I have a CSV file with about 50 million rows and I'm trying to manipulate the data and write to a new CSV file. Here's the code below:
import csv
import itertools
def main():
with open("input.csv", "r") as csvfile:
rows = csv.DictReader(csvfile)
sorted_rows = sorted(rows, key=lambda row: row["name"])
grouping = groupby(sorted_rows, lambda row: row["name"])
with open("output.csv", "w") as final_csvfile:
fieldnames = ["name", "number"]
writer = csv.DictWriter(final_csvfile, fieldnames=fieldnames)
for group, items in grouping:
total = sum(int(item["number"]) for item in items)
writer.writerow(
{
"name": group,
"number": str(total),
}
)
if __name__ == "__main__":
main()
This works well on a not too large number of rows, but when I run the actual CSV with 50 million rows, it becomes very slow and the program gets killed eventually.
Now the line: sorted_rows = sorted(rows, key=lambda row: row["name"])
is the main problem because it loads the 50 million rows into memory (a list) so it can be sorted.

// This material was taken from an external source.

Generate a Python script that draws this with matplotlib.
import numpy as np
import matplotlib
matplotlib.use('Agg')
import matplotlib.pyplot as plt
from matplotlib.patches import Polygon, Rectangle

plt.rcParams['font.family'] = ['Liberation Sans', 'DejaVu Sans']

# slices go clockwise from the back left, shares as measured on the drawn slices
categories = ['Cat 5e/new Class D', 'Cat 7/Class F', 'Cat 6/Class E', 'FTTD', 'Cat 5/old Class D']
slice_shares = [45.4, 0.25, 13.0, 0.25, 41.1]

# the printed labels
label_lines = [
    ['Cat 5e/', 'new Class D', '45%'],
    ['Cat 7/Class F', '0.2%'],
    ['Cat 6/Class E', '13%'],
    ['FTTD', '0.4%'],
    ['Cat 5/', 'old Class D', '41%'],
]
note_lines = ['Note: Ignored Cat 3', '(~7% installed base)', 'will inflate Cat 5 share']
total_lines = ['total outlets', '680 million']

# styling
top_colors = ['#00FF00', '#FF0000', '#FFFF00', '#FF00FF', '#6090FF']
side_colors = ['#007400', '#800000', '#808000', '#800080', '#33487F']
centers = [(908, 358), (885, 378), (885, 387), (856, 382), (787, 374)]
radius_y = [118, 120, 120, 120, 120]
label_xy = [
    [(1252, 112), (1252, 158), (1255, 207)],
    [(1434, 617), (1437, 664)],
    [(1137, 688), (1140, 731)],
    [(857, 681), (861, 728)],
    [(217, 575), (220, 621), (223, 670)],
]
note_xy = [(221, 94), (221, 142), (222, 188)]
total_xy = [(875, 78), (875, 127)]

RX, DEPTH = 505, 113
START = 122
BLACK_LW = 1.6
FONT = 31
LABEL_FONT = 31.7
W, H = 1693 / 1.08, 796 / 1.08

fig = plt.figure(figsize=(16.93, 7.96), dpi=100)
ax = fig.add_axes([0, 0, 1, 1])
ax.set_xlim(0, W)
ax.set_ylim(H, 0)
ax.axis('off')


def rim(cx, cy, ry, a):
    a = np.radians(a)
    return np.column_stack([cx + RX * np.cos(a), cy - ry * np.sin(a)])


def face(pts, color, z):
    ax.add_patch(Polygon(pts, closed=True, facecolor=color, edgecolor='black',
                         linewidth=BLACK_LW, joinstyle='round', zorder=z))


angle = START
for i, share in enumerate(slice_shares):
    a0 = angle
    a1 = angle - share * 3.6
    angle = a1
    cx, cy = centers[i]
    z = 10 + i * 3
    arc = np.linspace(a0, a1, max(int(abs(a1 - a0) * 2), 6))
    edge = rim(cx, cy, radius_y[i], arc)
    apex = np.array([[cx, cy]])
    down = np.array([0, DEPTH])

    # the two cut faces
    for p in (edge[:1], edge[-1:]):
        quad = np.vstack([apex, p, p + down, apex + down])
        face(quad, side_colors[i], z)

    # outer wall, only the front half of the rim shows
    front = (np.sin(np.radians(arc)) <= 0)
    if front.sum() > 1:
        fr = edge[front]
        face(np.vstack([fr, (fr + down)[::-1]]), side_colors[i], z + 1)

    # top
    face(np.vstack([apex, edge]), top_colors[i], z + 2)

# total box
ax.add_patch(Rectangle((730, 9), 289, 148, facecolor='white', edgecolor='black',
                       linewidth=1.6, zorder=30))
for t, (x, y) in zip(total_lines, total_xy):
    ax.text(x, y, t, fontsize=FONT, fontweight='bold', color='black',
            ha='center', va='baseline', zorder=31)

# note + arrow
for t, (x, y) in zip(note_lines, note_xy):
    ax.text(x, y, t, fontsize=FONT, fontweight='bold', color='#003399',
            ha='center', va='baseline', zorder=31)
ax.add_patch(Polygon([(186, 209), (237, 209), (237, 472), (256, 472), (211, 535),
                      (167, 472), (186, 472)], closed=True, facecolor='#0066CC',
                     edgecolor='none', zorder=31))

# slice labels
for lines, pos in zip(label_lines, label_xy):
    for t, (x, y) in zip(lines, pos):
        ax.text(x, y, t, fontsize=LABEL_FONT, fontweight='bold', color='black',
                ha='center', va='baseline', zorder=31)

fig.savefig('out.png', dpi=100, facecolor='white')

I have come to understand that the first thing sorted()
does is to convert any generator given to it into a list, so how do I go about this please? Any pointers?

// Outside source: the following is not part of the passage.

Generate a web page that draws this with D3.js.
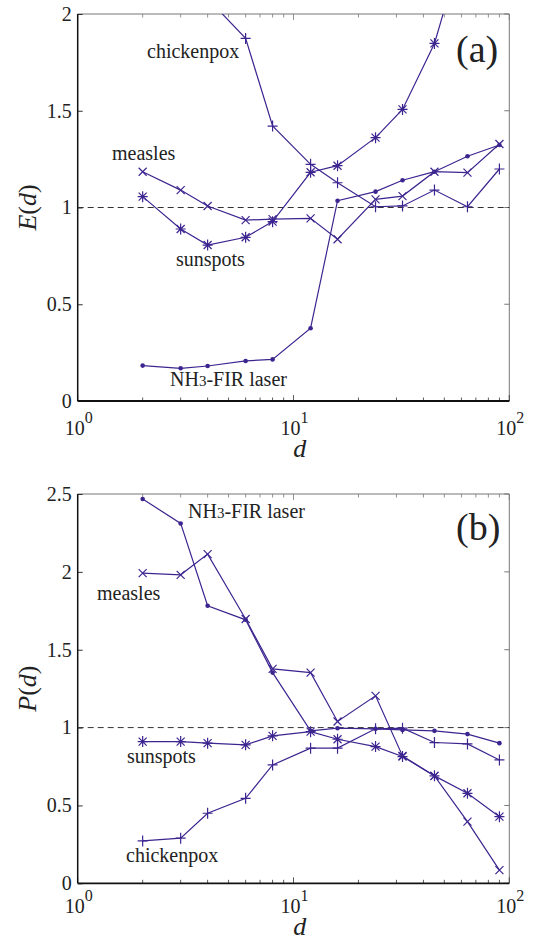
<!DOCTYPE html>
<html>
<head>
<meta charset="utf-8">
<script src="https://cdn.jsdelivr.net/npm/d3@7"></script>
<style>
  body { margin: 0; background: #fff; }
  svg text { font-family: "Liberation Serif", "Times New Roman", Times, "DejaVu Serif", "Noto Serif", serif; fill: #222; }
</style>
</head>
<body>
<div id="chart"></div>
<script>
// embedding dimension d, shared by every series
const dValues = [2, 3, 4, 6, 8, 12, 16, 24, 32, 45, 64, 90];

// panel (a): E(d)
const eNH3 = [0.183, 0.169, 0.181, 0.207, 0.215, 0.376, 1.035, 1.082, 1.141, 1.185, 1.265, 1.323];
const eMeasles = [1.185, 1.090, 1.008, 0.935, 0.940, 0.944, 0.836, 1.042, 1.059, 1.185, 1.180, 1.328];
const eSunspots = [1.056, 0.889, 0.806, 0.846, 0.927, 1.182, 1.216, 1.361, 1.507, 1.848, 2.43, 3.0];
const eChickenpox = [2.6, 2.3, 2.08, 1.874, 1.421, 1.223, 1.128, 1.004, 1.008, 1.090, 1.004, 1.199];

// panel (b): P(d)
const pNH3 = [2.468, 2.311, 1.782, 1.692, 1.353, 0.979, 0.996, 0.992, 0.985, 0.979, 0.958, 0.900];
const pMeasles = [1.992, 1.981, 2.114, 1.697, 1.377, 1.353, 1.039, 1.204, 0.818, 0.690, 0.396, 0.085];
const pSunspots = [0.910, 0.910, 0.900, 0.889, 0.947, 0.974, 0.925, 0.878, 0.814, 0.690, 0.578, 0.428];
const pChickenpox = [0.272, 0.290, 0.450, 0.546, 0.760, 0.868, 0.868, 0.992, 0.996, 0.904, 0.895, 0.792];

const eTicks = [0, 0.5, 1, 1.5, 2];
const pTicks = [0, 0.5, 1, 1.5, 2, 2.5];
const tickText = ["0", "0.5", "1", "1.5", "2", "2.5"];

const W = 536, H = 941;
const left = 77.7, right = 509.3;
const color = "#3d2590";
const serif = '"Liberation Serif", "Times New Roman", Times, "DejaVu Serif", "Noto Serif", serif';

const markers = {
  plus: "M-5,0H5M0,-5.5V5.5",
  cross: "M-4,-4L4,4M-4,4L4,-4",
  star: "M-5,0H5M0,-5.5V5.5M-4,-4L4,4M-4,4L4,-4"
};

const svg = d3.select("#chart").append("svg")
  .attr("width", W)
  .attr("height", H)
  .attr("font-family", serif);

const x = d3.scaleLog().domain([1, 100]).range([left, right]);

function drawPanel(opt) {
  const y = d3.scaleLinear().domain([0, opt.yMax]).range([opt.bottom, opt.top]);
  const g = svg.append("g");
  const clipId = "clip-" + opt.tag;

  g.append("clipPath").attr("id", clipId)
    .append("rect")
    .attr("x", left).attr("y", opt.top)
    .attr("width", right - left).attr("height", opt.bottom - opt.top);

  // frame: top/right light, left/bottom dark
  g.append("line").attr("x1", left).attr("x2", right).attr("y1", opt.top).attr("y2", opt.top)
    .attr("stroke", "#777").attr("stroke-width", 1);
  g.append("line").attr("x1", right).attr("x2", right).attr("y1", opt.top).attr("y2", opt.bottom)
    .attr("stroke", "#777").attr("stroke-width", 1);

  // log ticks on top and bottom
  const xt = x.ticks();
  const major = d => Math.abs(Math.log10(d) - Math.round(Math.log10(d))) < 1e-9;
  g.append("g").selectAll("line").data(xt).join("line")
    .attr("x1", d => x(d)).attr("x2", d => x(d))
    .attr("y1", opt.bottom).attr("y2", d => opt.bottom - (major(d) ? 6 : 3.5))
    .attr("stroke", "#333").attr("stroke-width", 0.8);
  g.append("g").selectAll("line").data(xt).join("line")
    .attr("x1", d => x(d)).attr("x2", d => x(d))
    .attr("y1", opt.top).attr("y2", d => opt.top + (major(d) ? 6 : 3.5))
    .attr("stroke", "#777").attr("stroke-width", 0.8);

  // y axis with inward ticks
  const yAxis = d3.axisLeft(y).tickValues(opt.ticks)
    .tickSize(-5).tickPadding(6)
    .tickFormat((d, i) => tickText[i]);
  const ya = g.append("g").attr("transform", `translate(${left},0)`).call(yAxis)
    .attr("font-family", serif).attr("font-size", 20);
  ya.select(".domain").remove();
  ya.selectAll("line").attr("stroke", "#333");
  ya.selectAll("text").attr("fill", "#222");

  g.append("g").selectAll("line").data(opt.ticks).join("line")
    .attr("x1", right).attr("x2", right - 5)
    .attr("y1", d => y(d)).attr("y2", d => y(d))
    .attr("stroke", "#777");

  g.append("line").attr("x1", left).attr("x2", left).attr("y1", opt.top).attr("y2", opt.bottom)
    .attr("stroke", "#111").attr("stroke-width", 1.5);
  g.append("line").attr("x1", left).attr("x2", right).attr("y1", opt.bottom).attr("y2", opt.bottom)
    .attr("stroke", "#111").attr("stroke-width", 1.8);

  // x tick labels 10^k
  const xl = g.append("g").selectAll("text").data([1, 10, 100]).join("text")
    .attr("x", d => x(d) - 13)
    .attr("y", opt.bottom + opt.labelGap)
    .attr("font-size", 20);
  xl.append("tspan").text("10");
  xl.append("tspan").attr("dy", -12).attr("font-size", 16)
    .text(d => Math.round(Math.log10(d)));

  // x label
  g.append("text")
    .attr("x", x(Math.pow(10, 1.02)) + 2).attr("y", opt.bottom + opt.labelGap + 22)
    .attr("text-anchor", "middle")
    .attr("font-size", 26).attr("font-style", "italic")
    .text("d");

  // y label
  const yl = g.append("text")
    .attr("transform", `translate(36,${(opt.top + opt.bottom) / 2}) rotate(-90)`)
    .attr("text-anchor", "middle")
    .attr("font-size", 26);
  yl.append("tspan").attr("font-style", "italic").text(opt.yName);
  yl.append("tspan").text("(");
  yl.append("tspan").attr("font-style", "italic").text("d");
  yl.append("tspan").text(")");

  // reference line at 1
  g.append("line")
    .attr("x1", left).attr("x2", right).attr("y1", y(1)).attr("y2", y(1))
    .attr("stroke", "#333").attr("stroke-width", 1).attr("stroke-dasharray", "6,4");

  // series
  const plot = g.append("g").attr("clip-path", `url(#${clipId})`);
  const line = d3.line().x(d => x(d.d)).y(d => y(d.v));
  opt.series.forEach(s => {
    const pts = dValues.map((d, i) => ({ d: d, v: s.values[i] }));
    plot.append("path").datum(pts)
      .attr("d", line)
      .attr("fill", "none").attr("stroke", color).attr("stroke-width", 1.2);
    if (s.marker === "dot") {
      plot.append("g").selectAll("circle").data(pts).join("circle")
        .attr("cx", d => x(d.d)).attr("cy", d => y(d.v)).attr("r", 2.3)
        .attr("fill", color);
    } else {
      plot.append("g").selectAll("path").data(pts).join("path")
        .attr("transform", d => `translate(${x(d.d)},${y(d.v)})`)
        .attr("d", markers[s.marker])
        .attr("fill", "none").attr("stroke", color).attr("stroke-width", 1.2);
    }
  });

  // panel letter
  g.append("text").attr("x", 456).attr("y", opt.top + opt.letterDy)
    .attr("font-size", 38).text(opt.letter);

  // series annotations
  opt.notes.forEach(n => {
    const t = g.append("text").attr("x", n.x).attr("y", n.y).attr("font-size", 20);
    if (n.text === "NH3-FIR laser") {
      t.append("tspan").text("NH");
      t.append("tspan").attr("font-size", 15).text("3");
      t.append("tspan").text("-FIR laser");
    } else {
      t.text(n.text);
    }
  });
}

drawPanel({
  tag: "a", top: 14, bottom: 401, yMax: 2, ticks: eTicks, yName: "E",
  labelGap: 34, letter: "(a)", letterDy: 48,
  series: [
    { values: eChickenpox, marker: "plus" },
    { values: eSunspots, marker: "star" },
    { values: eMeasles, marker: "cross" },
    { values: eNH3, marker: "dot" }
  ],
  notes: [
    { text: "chickenpox", x: 147, y: 58 },
    { text: "measles", x: 112, y: 160 },
    { text: "sunspots", x: 176, y: 266 },
    { text: "NH3-FIR laser", x: 170, y: 386 }
  ]
});

drawPanel({
  tag: "b", top: 494, bottom: 883.3, yMax: 2.5, ticks: pTicks, yName: "P",
  labelGap: 30, letter: "(b)", letterDy: 46,
  series: [
    { values: pChickenpox, marker: "plus" },
    { values: pSunspots, marker: "star" },
    { values: pMeasles, marker: "cross" },
    { values: pNH3, marker: "dot" }
  ],
  notes: [
    { text: "NH3-FIR laser", x: 188, y: 518 },
    { text: "measles", x: 97, y: 600 },
    { text: "sunspots", x: 127, y: 763 },
    { text: "chickenpox", x: 126, y: 862 }
  ]
});
</script>
</body>
</html>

@python_user the problem with the approach above is that it will keep appending to the dictionary and before you know it, the dictionary will become really large and could mess things up memory-wise.

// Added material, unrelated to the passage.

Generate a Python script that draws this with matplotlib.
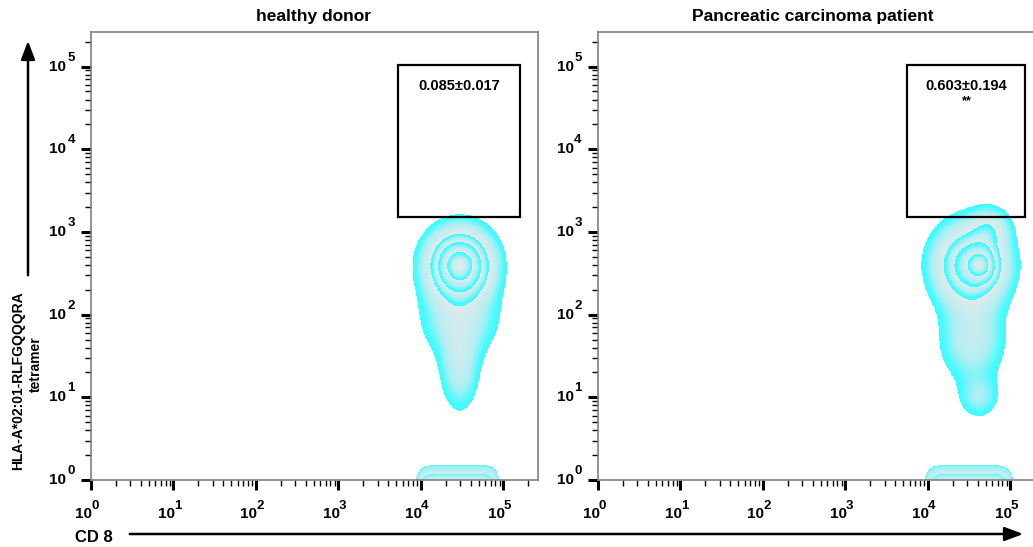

@Bharel said something about external sorting in the comments, I looked into it and found a way.
I discovered that the UNIX sort command can perform an external merge sort on really large files, so I wrote a script to sort the really large CSV file and then passed the sorted CSV file into the python code in the question. That way, nothing too big gets written to memory.
Here's the code:
sort.sh
echo "sorting CSV"
sort input.csv -o input.csv
echo "Done!"
After the above script is run, then the sorted CSV is passed into the program:
import csv
from itertools import groupby
def main():
with open("input.csv", "r") as csvfile:
rows = csv.DictReader(csvfile)
grouping = groupby(rows, lambda row: row["name"])
with open("output.csv", "w") as final_csvfile:
fieldnames = ["name", "number"]
writer = csv.DictWriter(final_csvfile, fieldnames=fieldnames)
for group, items in grouping:
total = sum(int(item["number"]) for item in items)
writer.writerow(
{
"name": group,
"number": str(total),
}
)
if __name__ == "__main__":
main()
Note that the line using sorted() in the question is gone. I think this is a more efficient solution.